__Task instructions__
Reproduce, word for word, only the lines from the one containing "Generate a web" through the one containing "46.6, 53.2, 54.3, 57.8, 59.7, 62.0, 64.7, 66.5, 68.8, 71.5];", both included.

__Input rows__
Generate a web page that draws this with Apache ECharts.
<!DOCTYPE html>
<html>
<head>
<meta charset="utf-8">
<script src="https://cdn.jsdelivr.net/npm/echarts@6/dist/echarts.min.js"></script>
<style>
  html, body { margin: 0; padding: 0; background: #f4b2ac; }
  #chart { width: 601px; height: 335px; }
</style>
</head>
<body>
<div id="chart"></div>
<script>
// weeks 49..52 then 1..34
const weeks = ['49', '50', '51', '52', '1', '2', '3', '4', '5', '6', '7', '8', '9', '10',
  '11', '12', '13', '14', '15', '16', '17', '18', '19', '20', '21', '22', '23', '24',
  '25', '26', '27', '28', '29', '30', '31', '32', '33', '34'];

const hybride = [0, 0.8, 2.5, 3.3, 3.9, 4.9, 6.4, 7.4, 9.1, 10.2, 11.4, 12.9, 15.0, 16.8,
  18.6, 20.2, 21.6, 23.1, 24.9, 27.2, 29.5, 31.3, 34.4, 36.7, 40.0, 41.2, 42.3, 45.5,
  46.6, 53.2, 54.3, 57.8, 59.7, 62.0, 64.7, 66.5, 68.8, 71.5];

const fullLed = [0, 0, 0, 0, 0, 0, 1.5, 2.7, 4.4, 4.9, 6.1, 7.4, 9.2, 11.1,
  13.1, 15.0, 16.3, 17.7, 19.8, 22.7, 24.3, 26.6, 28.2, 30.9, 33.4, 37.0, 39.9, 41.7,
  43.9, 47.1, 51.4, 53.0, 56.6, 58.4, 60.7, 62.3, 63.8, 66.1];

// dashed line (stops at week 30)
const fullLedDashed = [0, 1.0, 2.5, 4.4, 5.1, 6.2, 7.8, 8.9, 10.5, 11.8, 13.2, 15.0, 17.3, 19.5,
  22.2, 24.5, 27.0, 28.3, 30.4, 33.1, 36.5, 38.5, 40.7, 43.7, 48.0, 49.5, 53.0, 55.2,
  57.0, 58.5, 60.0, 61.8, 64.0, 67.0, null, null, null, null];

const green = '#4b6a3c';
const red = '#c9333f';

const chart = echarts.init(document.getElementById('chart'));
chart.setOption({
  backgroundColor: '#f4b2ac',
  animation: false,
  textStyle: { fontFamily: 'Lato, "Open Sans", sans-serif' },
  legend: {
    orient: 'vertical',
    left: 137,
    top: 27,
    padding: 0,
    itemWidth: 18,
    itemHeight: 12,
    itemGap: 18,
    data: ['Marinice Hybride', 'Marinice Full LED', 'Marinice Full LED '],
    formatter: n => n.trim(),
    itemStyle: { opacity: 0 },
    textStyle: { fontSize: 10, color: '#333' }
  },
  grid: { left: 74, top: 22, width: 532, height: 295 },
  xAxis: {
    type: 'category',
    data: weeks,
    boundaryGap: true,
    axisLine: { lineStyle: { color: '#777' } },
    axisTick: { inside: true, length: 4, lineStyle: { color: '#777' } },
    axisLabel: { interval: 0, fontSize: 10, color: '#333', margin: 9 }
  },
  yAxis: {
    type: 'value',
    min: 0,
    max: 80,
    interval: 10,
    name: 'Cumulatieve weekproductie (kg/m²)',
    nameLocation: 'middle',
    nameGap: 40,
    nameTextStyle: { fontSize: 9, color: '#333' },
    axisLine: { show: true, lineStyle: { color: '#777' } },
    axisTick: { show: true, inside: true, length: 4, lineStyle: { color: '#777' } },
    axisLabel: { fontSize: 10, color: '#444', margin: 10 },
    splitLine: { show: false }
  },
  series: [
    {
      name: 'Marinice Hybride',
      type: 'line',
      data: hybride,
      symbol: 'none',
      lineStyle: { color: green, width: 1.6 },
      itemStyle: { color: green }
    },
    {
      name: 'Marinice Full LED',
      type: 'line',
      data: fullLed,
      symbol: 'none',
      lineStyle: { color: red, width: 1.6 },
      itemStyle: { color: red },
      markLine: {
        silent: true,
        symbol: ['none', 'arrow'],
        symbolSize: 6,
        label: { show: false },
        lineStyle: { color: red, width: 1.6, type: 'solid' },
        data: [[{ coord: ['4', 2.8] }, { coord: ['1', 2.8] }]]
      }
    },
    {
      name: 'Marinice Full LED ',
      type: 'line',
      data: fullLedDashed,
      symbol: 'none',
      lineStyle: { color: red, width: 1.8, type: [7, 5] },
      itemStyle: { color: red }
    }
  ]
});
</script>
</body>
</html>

---

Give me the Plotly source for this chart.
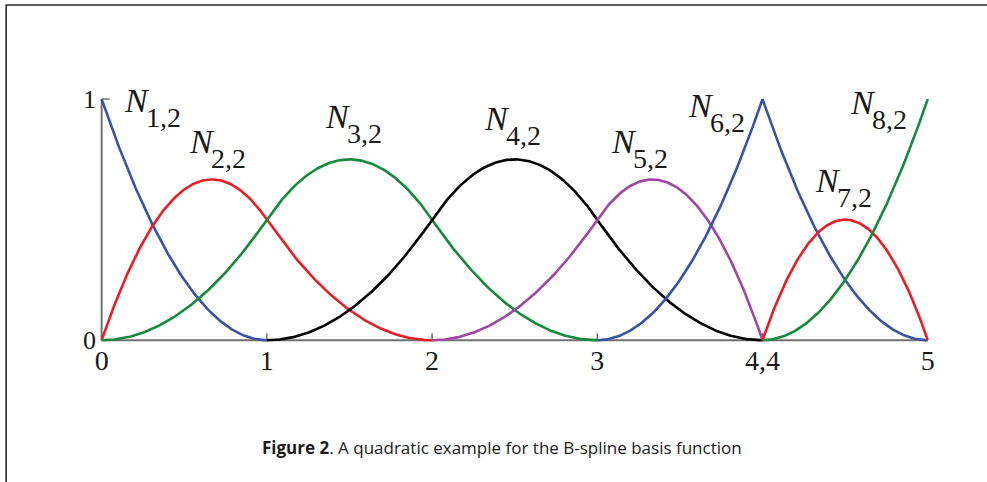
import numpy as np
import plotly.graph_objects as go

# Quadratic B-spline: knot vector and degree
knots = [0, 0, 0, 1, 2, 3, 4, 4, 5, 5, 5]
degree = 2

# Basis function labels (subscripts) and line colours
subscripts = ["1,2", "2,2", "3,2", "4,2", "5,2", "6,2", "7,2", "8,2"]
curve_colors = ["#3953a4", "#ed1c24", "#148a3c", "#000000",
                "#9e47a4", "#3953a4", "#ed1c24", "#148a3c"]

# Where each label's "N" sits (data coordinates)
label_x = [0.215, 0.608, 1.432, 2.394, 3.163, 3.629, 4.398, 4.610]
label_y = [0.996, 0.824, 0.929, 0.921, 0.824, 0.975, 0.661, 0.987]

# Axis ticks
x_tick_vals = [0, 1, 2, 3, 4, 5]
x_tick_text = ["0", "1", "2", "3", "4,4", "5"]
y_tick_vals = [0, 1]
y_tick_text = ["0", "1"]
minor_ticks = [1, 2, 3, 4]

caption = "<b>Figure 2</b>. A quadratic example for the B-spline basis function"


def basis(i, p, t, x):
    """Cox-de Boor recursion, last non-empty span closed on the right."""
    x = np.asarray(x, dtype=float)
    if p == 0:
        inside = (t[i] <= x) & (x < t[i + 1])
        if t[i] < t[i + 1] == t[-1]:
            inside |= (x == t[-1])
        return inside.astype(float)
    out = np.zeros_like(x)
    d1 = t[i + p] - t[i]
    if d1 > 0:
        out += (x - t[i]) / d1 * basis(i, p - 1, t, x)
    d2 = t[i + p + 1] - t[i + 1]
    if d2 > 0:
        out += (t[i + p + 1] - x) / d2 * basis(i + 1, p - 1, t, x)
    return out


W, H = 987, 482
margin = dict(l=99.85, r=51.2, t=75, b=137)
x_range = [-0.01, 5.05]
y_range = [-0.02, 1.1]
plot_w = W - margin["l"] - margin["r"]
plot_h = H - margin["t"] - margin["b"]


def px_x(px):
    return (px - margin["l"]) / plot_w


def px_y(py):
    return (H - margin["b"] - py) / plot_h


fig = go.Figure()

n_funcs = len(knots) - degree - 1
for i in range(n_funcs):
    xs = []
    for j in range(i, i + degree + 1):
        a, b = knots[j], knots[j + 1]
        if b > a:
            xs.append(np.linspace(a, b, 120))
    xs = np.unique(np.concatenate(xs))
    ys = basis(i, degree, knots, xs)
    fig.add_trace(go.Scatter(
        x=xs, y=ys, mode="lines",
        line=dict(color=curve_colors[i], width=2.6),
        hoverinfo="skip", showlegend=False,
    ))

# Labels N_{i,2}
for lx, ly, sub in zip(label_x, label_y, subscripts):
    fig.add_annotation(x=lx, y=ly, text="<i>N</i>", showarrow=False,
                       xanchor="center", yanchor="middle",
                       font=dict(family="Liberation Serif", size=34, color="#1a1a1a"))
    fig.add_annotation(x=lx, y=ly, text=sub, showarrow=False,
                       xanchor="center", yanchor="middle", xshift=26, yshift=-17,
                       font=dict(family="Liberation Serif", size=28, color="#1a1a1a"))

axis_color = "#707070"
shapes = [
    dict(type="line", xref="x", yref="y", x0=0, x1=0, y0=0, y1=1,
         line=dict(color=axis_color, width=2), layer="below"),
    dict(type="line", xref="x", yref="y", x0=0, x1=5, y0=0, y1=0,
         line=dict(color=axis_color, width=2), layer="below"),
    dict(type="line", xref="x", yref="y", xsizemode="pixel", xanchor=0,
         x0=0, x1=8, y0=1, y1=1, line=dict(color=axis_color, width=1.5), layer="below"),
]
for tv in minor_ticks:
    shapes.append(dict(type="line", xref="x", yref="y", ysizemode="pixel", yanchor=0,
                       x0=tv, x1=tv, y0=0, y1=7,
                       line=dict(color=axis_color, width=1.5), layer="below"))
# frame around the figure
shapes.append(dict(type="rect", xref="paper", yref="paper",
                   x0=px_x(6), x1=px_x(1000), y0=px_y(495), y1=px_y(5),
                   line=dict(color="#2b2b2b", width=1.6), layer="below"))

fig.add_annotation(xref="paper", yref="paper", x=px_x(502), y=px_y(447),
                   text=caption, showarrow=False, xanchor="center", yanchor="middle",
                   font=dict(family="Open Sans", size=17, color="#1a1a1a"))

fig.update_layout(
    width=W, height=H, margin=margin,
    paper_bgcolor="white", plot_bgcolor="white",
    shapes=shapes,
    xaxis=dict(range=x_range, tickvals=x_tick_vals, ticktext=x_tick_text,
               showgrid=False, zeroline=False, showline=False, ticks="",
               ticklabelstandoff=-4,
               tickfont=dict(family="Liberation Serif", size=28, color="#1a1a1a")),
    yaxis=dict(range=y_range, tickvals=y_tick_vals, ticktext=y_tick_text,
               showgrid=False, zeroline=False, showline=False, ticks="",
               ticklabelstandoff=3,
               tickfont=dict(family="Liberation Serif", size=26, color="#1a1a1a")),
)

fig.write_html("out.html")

__Task answer__
Generate a web page that draws this with Apache ECharts.
<!DOCTYPE html>
<html>
<head>
<meta charset="utf-8">
<script src="https://cdn.jsdelivr.net/npm/echarts@6/dist/echarts.min.js"></script>
<style>
  html, body { margin: 0; padding: 0; background: #f4b2ac; }
  #chart { width: 601px; height: 335px; }
</style>
</head>
<body>
<div id="chart"></div>
<script>
// weeks 49..52 then 1..34
const weeks = ['49', '50', '51', '52', '1', '2', '3', '4', '5', '6', '7', '8', '9', '10',
  '11', '12', '13', '14', '15', '16', '17', '18', '19', '20', '21', '22', '23', '24',
  '25', '26', '27', '28', '29', '30', '31', '32', '33', '34'];

const hybride = [0, 0.8, 2.5, 3.3, 3.9, 4.9, 6.4, 7.4, 9.1, 10.2, 11.4, 12.9, 15.0, 16.8,
  18.6, 20.2, 21.6, 23.1, 24.9, 27.2, 29.5, 31.3, 34.4, 36.7, 40.0, 41.2, 42.3, 45.5,
  46.6, 53.2, 54.3, 57.8, 59.7, 62.0, 64.7, 66.5, 68.8, 71.5];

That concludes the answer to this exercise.